-- start of Given records --
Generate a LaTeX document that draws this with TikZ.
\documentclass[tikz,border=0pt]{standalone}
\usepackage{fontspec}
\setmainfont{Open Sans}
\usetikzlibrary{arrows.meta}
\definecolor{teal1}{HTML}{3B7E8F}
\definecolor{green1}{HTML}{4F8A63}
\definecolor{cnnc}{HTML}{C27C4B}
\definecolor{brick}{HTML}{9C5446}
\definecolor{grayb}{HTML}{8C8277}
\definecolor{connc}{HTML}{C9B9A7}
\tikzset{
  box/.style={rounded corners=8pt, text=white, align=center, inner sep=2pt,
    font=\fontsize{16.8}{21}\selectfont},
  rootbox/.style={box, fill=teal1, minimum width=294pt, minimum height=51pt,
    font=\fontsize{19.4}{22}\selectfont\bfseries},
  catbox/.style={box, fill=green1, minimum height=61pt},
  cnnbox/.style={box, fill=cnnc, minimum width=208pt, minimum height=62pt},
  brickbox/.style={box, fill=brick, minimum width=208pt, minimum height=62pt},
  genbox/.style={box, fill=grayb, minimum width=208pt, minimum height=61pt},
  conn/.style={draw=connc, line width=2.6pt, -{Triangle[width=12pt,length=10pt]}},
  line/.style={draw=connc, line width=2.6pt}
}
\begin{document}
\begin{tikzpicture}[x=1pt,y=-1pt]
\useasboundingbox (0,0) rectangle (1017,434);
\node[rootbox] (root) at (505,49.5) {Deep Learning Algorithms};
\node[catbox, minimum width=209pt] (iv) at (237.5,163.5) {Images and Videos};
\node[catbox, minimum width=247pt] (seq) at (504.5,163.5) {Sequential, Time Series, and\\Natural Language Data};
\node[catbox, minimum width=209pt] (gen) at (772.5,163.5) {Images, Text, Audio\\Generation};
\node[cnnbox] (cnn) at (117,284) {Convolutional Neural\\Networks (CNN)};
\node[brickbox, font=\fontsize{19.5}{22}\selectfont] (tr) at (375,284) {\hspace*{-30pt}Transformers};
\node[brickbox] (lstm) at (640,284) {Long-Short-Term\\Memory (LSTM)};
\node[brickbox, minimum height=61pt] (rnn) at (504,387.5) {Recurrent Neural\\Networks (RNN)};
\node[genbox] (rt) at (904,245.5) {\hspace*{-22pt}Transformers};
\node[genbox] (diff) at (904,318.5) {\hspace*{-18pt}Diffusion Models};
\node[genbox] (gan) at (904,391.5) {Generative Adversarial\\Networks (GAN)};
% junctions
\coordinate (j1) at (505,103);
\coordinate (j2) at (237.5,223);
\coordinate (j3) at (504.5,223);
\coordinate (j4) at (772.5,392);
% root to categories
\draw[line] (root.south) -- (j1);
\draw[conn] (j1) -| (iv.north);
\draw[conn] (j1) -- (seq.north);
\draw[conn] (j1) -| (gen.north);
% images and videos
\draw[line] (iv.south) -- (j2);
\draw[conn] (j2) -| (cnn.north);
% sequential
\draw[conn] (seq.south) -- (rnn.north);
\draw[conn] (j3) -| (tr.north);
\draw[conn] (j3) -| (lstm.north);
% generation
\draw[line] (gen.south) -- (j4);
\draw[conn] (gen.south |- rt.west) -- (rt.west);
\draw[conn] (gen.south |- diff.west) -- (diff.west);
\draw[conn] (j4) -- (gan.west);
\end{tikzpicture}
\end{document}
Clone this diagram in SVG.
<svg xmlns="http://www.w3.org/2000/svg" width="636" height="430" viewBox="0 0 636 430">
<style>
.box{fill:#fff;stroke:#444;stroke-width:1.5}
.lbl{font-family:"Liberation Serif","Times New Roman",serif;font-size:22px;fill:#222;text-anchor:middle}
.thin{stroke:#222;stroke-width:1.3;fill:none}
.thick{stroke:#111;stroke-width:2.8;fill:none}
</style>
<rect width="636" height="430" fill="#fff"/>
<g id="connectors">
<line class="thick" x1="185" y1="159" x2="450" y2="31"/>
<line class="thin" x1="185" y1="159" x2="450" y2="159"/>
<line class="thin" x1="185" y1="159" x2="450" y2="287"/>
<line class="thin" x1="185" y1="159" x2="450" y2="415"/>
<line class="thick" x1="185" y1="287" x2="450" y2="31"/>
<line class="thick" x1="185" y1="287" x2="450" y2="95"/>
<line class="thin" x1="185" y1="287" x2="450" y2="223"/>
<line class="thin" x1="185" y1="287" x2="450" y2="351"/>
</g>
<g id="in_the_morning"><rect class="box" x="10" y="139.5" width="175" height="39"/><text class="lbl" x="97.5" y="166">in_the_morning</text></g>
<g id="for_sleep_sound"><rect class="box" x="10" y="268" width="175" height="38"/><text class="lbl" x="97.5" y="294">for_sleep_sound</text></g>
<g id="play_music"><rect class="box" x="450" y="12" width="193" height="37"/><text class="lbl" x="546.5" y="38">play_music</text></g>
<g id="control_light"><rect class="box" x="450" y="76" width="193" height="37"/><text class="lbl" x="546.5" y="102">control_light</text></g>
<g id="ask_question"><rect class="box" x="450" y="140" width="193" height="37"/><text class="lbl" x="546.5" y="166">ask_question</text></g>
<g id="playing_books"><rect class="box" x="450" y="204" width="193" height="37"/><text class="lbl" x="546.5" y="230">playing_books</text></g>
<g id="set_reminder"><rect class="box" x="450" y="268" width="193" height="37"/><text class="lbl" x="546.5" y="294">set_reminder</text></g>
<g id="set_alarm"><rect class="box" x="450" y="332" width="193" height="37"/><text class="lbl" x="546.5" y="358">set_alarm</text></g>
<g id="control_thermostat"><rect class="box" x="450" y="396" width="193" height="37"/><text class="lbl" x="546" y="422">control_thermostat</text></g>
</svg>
-- end of Given records --
• What you need to do
How many lines in these entries hold the string "this"? Answer with the number alone.

• Result below
2